An adviser to Republican presidential candidate Fred Thompson said Tuesday that Sen. Hillary Rodham Clinton should have been leery of accepting $850,000 from a fugitive Asian-American this year because her husband experienced similar problems when he was president.
Rich Galen said Clinton's 2008 campaign has become "the sequel" to her husband's scandal-plagued 1996 campaign, according to the Dallas Examiner.
Galen is an adviser to Thompson, who chaired a Senate investigation into illegal contributions by Asian-Americans to Bill Clinton's re-election campaign and the couple's legal defense fund in the 1996 election cycle.
"You have to look at this with a great deal of skepticism that - having been through this sort of thing in '96 - that nobody thought to say, 'Hey, you know, we better take another look at this before we take all this money,' " he said, reports the Examiner.

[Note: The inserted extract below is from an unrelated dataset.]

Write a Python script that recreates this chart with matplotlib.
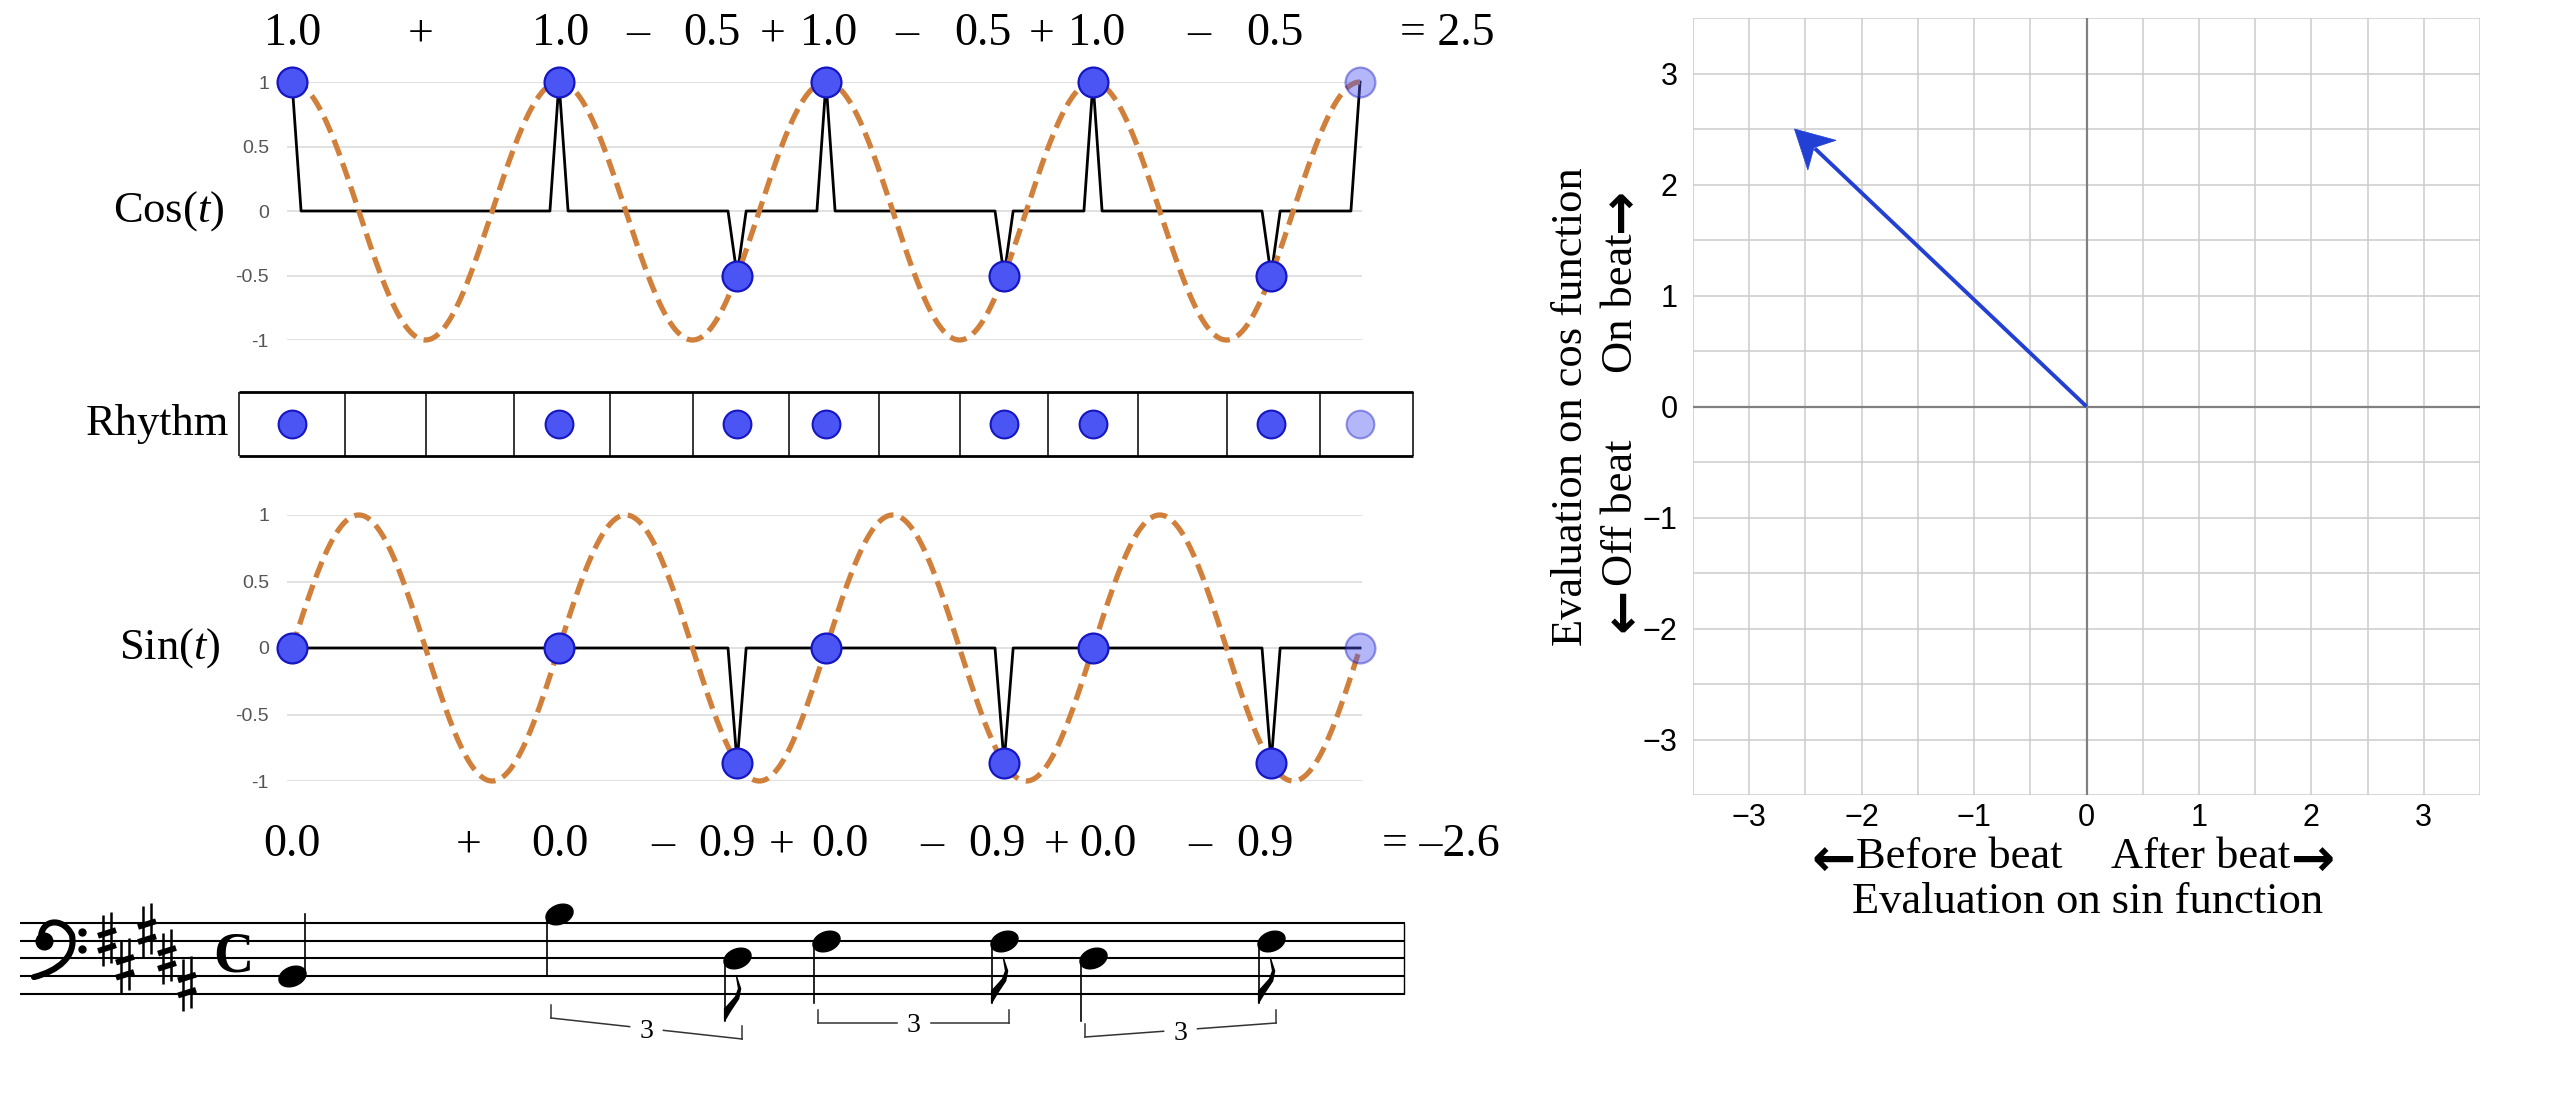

"And the fact that nobody did - or if they did, they decided to just put their finger in front of their lips and say shhh and try to sneak off into the distance - tells you a great deal about the fact that the Hillary Clinton campaign is the Bill Clinton campaign redux."
Hillary Clinton announced she was returning $850,000 raised by fugitive Norman Hsu, who jumped bail in 1992 after being convicted of defrauding investors of $1 million. Clinton spokesman Howard Wolfson said the campaign was "unaware" of a warrant for Hsu's arrest.